Als erstes spielten Penaten-Creme aus Troisdorf. Es war ihr erster Auftritt vor größerem Publikum und ich muss sagen, dass man ihn eigentlich als gelungen bezeichnen kann. Vom musikalischen Teil her konnten sie jedenfalls voll überzeugen, obwohl sie alle noch ein bisschen unbeholfen und schüchtern wirkten, aber das ist ja verständlich. Schade war nur, dass sie auf so wenig Resonanz im Publikum stießen, aber das lag wohl daran, dass erstens zu diesem Zeitpunkt noch zu wenig Leute da waren und zweitens, weil viele Leute glaubten, dass Penaten-Creme eine reine Pogogruppe wäre, was man ja wohl nicht behaupten kann. Trotzdem ernteten sie zum Schluss ihres Auftritts freundlichen Beifall, mir haben se jedenfalls echt gefallen.
Da manche Leute ein absolutes Pogobedürfnis in sich verspürten, sahen sich Canal Terror gezwungen, ne kleine Spontaneinlage zu geben. Alles, was man dazu sagen kann ist, dass sie 3 Stücke spielten, und dass die Pogomeute voll auf ihre Kosten kam.
Bevor dann die Popstars aus Neuss anfingen, kamen noch einige Leute rein und erzählten, dass ca. 30 Punx in Bullenpräsidium festsäßen, da sie beim Schwarzfahren erwischt wurden. Unter ihnen auch Sid W., Schmunzel und einige andere Bekannte. Dies sei nur nebenbei erwähnt. Die Popstars jedenfalls warn nich schlecht, ziemlich professionell und ziemlich hart. Leider spielten sie viel zu lange, so dass es am Ende langweilig wurde und mehr Leute draußen als drinnen waren.

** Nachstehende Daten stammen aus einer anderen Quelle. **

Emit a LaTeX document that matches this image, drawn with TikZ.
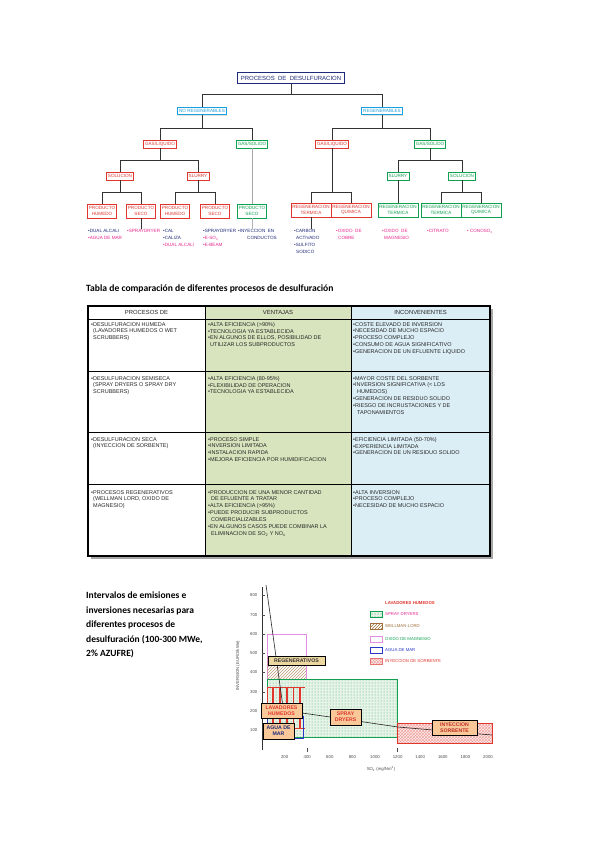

Die Dagowops dann warn überhaupt die beste Gruppe. Die ersten drei, vier Stücke spielten sie ohne Bassisten, doch dann half ihnen der Bassist der Bonner Gruppe Schlachtvieh aus. Das war echt total lustich, da der Bass total mies war, er auch natürlich kein einziges Stück kannte und aus diesem Grunde die ganze Zeit nur rumgrinste. Bis auf diese kleine Tatsache war der Sound doch recht gut und dem Publikum gefiel es sehr gut, sogar den Punx.
Zu Amy and the Angels und den restlichen Gruppen kann ich nichts sagen, da ich von Amy nur 2 Stücke hörte.
Dann, als ich gerade draußen war, fing die Rockergruppe Leviathans an Ärger zu machen. Benno und zwei oder drei andere die auf nem VW rumsaßen bekamen total die Fresse voll, weil se angeblich ne Beule reingemacht hatten, als ich dann sah wie die Rocker so nette Sachen wie Knüppel, Baseballschläger und Motorradketten herausholten bin ich erstmal schnell zum Auto gegangen. Wenn solche Schränke nämlich anfangen rumzuprügeln versagt mein Heldenmut. Jedenfalls sind ich, Riss und Beri-Beri und Stalin aus Minden dann abgehauen. Später im Snoopys erfuhren wir, dass wir noch Schwein hatten da wir so früh abgehauen sind. Etliche Punx und andere haben noch total was auf die Fresse gekriegt, der Jello hat nen Knüppel aufn Kopp gekriegt, der Volker nen Knüppel mitm Nagel drin innen Arm und den Jürgen von Synthetico haben se zu vier Mann total zusammengeschlagen. Als dann noch die Bullen kamen wurden erstmal die Personalien der Punx überprüft, den Rockern geschah natürlich nichts. Hierzu kann ich nur noch sagen: Leute, boykottiert den Laden, da die Eintrittspreise und die Bierpreise sowieso viel zu hoch sind kann es dem Gert Gast gar nich schaden wenn er die Punx nicht mehr ausbeuten kann. Allein schon aus gesundheitlichen Gründen kann man da nicht mehr hingehen, zu Buttocks am 5.10. will jetzt schon kein Bonner mehr hin.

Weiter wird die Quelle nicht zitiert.